◆ **Your instructions**:
The required output is a word-for-word copy of the lines from the line bearing "Output the Python" through the line bearing "frame_h = H - MT - MB", inclusive, and no other lines.

◆ **Dataset content**:
-------------------------
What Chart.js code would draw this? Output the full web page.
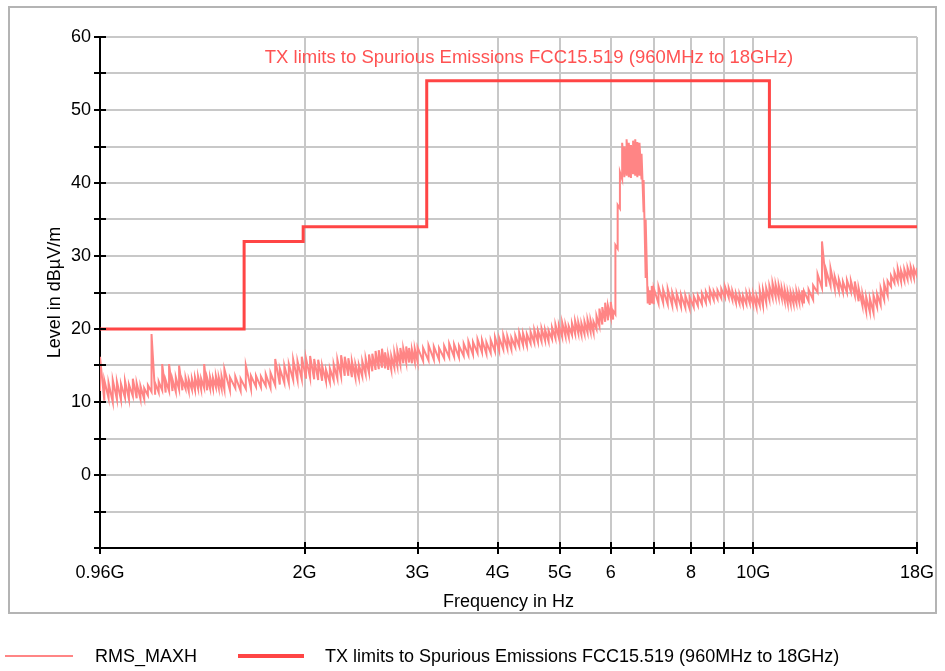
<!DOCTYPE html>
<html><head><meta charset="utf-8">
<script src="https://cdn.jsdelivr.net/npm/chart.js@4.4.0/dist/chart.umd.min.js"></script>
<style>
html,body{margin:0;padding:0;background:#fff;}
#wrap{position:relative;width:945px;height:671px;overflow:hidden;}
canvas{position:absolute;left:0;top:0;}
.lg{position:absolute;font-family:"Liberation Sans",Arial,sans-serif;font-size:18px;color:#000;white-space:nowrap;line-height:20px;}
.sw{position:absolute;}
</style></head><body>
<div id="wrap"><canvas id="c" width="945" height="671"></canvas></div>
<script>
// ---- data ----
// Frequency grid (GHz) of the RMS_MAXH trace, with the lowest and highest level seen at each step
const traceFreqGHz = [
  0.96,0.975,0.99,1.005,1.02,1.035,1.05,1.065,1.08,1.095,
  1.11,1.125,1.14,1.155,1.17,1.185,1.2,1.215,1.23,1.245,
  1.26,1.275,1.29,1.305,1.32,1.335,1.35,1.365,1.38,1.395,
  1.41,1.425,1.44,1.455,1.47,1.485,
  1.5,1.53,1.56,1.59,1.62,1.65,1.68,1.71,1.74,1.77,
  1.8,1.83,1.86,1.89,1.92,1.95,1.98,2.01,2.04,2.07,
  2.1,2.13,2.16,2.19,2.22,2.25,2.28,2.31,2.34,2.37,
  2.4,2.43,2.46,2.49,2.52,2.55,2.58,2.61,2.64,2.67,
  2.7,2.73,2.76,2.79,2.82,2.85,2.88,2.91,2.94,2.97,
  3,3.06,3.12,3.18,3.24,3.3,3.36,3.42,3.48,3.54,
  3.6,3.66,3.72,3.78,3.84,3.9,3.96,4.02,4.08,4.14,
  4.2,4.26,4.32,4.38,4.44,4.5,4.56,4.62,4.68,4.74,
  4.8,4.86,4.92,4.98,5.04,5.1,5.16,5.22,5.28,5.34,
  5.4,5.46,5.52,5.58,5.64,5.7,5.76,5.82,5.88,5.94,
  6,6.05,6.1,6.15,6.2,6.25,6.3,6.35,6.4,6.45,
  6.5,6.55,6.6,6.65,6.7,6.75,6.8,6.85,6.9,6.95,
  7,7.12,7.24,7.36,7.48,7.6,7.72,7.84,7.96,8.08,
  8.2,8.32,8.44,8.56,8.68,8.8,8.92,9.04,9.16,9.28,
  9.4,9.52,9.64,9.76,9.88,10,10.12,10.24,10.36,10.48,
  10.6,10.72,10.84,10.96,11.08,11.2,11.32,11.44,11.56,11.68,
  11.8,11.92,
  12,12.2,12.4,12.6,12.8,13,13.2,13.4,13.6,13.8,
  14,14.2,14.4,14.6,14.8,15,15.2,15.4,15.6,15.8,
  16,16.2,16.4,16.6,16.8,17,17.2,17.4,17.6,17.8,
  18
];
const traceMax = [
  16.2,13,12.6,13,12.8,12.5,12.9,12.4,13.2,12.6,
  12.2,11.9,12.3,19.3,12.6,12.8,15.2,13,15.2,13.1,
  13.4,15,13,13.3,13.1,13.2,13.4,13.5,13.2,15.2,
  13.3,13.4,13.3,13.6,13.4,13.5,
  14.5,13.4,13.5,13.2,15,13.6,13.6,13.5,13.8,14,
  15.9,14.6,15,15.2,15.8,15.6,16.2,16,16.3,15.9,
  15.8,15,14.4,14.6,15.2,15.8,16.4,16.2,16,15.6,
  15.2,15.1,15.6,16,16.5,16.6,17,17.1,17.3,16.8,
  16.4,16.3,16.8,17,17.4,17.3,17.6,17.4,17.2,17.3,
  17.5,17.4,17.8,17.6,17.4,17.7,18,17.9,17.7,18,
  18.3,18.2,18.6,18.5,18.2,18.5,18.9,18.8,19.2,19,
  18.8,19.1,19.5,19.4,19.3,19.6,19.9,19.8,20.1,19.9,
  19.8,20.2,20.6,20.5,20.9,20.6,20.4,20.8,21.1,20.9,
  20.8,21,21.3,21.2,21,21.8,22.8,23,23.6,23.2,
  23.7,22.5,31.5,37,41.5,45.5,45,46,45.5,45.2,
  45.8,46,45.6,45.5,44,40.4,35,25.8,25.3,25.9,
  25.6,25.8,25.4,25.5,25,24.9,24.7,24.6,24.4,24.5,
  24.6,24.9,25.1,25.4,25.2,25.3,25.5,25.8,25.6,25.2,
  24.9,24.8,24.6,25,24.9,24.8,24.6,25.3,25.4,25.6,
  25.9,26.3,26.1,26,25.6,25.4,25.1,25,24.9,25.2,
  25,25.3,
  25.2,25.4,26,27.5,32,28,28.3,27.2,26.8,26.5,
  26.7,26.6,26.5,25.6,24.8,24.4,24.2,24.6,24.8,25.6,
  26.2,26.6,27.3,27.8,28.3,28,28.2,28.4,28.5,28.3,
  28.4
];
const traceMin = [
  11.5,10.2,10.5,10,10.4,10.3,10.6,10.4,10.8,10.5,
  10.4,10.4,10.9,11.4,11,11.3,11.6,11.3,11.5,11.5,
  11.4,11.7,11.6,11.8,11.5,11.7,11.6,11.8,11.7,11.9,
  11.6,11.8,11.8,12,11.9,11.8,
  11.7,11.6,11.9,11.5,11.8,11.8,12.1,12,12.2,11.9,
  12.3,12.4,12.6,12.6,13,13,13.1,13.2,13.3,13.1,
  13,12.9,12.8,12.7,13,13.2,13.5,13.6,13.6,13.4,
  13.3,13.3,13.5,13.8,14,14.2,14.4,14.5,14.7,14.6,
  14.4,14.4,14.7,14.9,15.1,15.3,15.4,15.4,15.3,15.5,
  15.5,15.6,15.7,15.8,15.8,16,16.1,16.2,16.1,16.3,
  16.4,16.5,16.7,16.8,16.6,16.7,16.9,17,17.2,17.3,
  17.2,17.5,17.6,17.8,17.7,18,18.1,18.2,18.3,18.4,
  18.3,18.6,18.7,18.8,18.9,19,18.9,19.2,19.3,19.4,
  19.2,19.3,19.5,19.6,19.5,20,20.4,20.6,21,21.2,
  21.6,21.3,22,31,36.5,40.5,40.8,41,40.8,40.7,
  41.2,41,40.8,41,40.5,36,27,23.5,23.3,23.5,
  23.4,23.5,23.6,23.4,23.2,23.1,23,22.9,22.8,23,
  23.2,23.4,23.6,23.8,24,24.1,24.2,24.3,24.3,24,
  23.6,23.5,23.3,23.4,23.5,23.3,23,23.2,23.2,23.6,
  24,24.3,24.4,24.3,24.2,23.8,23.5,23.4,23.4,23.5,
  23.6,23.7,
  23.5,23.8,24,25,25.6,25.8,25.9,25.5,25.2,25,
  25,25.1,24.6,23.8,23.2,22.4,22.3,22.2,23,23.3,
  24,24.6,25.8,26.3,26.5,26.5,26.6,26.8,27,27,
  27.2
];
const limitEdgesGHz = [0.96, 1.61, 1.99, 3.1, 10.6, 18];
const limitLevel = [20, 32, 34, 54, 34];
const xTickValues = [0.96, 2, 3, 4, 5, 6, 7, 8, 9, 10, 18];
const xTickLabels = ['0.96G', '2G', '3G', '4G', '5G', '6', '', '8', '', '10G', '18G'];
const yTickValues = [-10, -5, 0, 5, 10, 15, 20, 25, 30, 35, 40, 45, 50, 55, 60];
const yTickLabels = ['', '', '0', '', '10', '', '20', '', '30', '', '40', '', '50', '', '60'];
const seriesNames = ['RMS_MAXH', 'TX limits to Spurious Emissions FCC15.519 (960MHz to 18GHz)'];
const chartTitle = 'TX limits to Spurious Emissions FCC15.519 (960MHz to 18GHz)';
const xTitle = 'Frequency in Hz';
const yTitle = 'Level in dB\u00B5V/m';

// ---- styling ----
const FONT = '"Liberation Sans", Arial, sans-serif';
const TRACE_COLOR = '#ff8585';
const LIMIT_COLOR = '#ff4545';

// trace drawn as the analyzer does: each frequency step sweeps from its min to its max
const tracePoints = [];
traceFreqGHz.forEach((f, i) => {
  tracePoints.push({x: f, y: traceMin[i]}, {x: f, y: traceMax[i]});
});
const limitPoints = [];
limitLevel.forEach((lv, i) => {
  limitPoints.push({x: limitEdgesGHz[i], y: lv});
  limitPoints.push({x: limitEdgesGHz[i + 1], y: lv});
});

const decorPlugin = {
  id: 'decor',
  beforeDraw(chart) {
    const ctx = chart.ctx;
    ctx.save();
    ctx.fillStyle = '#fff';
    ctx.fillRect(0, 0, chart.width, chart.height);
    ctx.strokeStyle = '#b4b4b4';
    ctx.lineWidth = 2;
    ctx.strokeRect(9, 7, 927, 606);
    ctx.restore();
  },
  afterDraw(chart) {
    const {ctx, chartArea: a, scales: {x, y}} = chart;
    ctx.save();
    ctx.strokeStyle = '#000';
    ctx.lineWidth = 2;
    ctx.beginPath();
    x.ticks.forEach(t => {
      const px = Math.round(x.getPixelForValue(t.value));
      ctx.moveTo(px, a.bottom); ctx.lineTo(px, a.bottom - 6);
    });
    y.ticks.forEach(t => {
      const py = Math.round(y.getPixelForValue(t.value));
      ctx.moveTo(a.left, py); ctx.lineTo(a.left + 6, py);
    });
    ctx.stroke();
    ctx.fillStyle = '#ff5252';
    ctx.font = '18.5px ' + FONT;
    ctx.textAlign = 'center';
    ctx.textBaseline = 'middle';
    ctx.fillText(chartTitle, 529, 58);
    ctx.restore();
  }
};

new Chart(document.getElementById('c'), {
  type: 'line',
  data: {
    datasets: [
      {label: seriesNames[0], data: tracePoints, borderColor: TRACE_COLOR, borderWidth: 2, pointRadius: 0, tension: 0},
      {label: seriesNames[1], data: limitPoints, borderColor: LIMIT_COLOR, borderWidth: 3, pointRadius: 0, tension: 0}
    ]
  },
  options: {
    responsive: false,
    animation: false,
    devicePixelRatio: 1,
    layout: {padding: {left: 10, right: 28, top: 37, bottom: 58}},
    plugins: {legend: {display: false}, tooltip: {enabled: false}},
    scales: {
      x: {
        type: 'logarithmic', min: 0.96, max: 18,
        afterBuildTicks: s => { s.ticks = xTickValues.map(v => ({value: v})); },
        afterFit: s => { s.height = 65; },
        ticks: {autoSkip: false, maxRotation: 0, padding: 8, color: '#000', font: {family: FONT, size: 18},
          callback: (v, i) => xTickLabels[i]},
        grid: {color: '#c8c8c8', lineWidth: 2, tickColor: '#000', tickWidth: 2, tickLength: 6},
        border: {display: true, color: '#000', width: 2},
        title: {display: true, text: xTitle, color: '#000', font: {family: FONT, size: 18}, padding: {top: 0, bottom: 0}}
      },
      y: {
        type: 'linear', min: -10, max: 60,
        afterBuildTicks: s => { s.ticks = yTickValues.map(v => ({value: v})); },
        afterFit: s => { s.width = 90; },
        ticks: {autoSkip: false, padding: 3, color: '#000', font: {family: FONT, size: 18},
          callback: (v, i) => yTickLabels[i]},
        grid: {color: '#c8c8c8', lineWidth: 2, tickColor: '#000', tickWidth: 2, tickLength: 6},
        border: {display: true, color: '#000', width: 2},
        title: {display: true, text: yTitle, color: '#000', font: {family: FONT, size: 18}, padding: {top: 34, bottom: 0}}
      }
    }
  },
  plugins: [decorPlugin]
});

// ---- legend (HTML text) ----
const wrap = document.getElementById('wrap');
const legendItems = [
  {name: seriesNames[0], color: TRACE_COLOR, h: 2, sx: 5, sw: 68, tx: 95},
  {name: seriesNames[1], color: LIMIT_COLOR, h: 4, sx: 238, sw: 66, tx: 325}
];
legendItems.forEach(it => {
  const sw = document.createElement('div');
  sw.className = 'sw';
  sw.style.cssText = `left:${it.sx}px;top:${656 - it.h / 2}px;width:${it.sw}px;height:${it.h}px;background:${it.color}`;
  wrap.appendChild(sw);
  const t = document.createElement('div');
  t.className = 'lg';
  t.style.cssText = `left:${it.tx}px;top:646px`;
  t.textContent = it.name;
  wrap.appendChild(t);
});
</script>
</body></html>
-------------------------
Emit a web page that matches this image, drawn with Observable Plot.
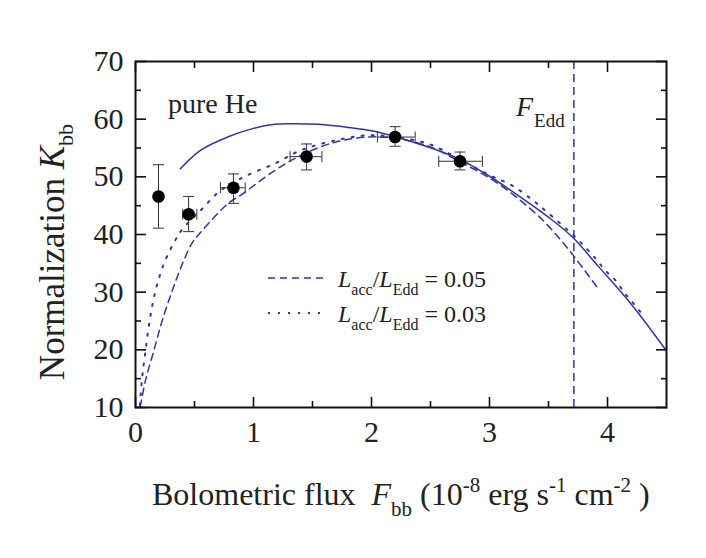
-------------------------
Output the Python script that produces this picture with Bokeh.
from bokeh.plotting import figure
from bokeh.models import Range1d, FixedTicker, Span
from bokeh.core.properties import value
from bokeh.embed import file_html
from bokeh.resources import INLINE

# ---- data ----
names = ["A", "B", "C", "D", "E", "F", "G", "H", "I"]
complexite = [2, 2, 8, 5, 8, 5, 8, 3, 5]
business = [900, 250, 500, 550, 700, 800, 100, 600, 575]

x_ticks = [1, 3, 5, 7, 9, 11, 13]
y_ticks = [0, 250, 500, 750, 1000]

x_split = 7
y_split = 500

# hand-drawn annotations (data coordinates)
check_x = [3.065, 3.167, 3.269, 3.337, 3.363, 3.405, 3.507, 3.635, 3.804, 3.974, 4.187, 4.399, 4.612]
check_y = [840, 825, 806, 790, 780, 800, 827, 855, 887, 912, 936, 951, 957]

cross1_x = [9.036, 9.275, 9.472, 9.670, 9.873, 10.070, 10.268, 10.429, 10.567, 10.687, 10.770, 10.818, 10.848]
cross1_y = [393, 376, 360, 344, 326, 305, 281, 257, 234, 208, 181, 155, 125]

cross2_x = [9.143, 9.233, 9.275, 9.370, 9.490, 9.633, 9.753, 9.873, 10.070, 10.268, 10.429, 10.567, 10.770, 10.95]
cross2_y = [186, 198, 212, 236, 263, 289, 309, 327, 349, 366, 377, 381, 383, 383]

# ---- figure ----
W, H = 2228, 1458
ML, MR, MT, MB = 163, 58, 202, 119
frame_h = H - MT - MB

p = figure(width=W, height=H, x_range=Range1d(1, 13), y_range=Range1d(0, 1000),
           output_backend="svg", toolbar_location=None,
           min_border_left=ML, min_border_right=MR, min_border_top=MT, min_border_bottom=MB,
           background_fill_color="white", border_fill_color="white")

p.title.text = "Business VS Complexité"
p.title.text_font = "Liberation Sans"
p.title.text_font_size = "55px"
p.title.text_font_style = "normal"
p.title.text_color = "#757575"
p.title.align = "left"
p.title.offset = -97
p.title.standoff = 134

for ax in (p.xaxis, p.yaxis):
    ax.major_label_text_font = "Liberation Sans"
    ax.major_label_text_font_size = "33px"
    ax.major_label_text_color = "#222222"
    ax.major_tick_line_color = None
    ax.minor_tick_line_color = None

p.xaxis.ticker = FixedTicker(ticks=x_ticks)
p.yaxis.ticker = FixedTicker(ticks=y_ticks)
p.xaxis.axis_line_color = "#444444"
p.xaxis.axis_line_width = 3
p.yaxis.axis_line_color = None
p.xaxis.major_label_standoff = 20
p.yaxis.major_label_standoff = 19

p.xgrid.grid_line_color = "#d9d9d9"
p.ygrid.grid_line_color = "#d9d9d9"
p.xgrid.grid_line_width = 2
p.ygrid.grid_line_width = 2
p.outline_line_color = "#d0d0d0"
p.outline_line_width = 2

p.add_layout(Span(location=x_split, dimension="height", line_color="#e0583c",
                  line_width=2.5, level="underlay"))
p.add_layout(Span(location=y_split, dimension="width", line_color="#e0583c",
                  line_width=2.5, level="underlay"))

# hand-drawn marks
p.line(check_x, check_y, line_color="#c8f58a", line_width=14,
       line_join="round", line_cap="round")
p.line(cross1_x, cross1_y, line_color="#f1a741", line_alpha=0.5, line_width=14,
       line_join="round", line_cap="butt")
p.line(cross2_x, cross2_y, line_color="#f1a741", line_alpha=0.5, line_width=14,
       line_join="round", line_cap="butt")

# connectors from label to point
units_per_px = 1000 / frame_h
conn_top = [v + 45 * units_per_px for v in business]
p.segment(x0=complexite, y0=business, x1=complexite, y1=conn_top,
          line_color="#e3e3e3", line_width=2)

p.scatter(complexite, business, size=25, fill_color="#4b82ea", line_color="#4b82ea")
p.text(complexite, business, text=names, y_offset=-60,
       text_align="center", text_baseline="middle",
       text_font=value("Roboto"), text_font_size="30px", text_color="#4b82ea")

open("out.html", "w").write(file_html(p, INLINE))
-------------------------
◆ **Full solution**:
Output the Python script that produces this picture with Bokeh.
from bokeh.plotting import figure
from bokeh.models import Range1d, FixedTicker, Span
from bokeh.core.properties import value
from bokeh.embed import file_html
from bokeh.resources import INLINE

# ---- data ----
names = ["A", "B", "C", "D", "E", "F", "G", "H", "I"]
complexite = [2, 2, 8, 5, 8, 5, 8, 3, 5]
business = [900, 250, 500, 550, 700, 800, 100, 600, 575]

x_ticks = [1, 3, 5, 7, 9, 11, 13]
y_ticks = [0, 250, 500, 750, 1000]

x_split = 7
y_split = 500

# hand-drawn annotations (data coordinates)
check_x = [3.065, 3.167, 3.269, 3.337, 3.363, 3.405, 3.507, 3.635, 3.804, 3.974, 4.187, 4.399, 4.612]
check_y = [840, 825, 806, 790, 780, 800, 827, 855, 887, 912, 936, 951, 957]

cross1_x = [9.036, 9.275, 9.472, 9.670, 9.873, 10.070, 10.268, 10.429, 10.567, 10.687, 10.770, 10.818, 10.848]
cross1_y = [393, 376, 360, 344, 326, 305, 281, 257, 234, 208, 181, 155, 125]

cross2_x = [9.143, 9.233, 9.275, 9.370, 9.490, 9.633, 9.753, 9.873, 10.070, 10.268, 10.429, 10.567, 10.770, 10.95]
cross2_y = [186, 198, 212, 236, 263, 289, 309, 327, 349, 366, 377, 381, 383, 383]

# ---- figure ----
W, H = 2228, 1458
ML, MR, MT, MB = 163, 58, 202, 119
frame_h = H - MT - MB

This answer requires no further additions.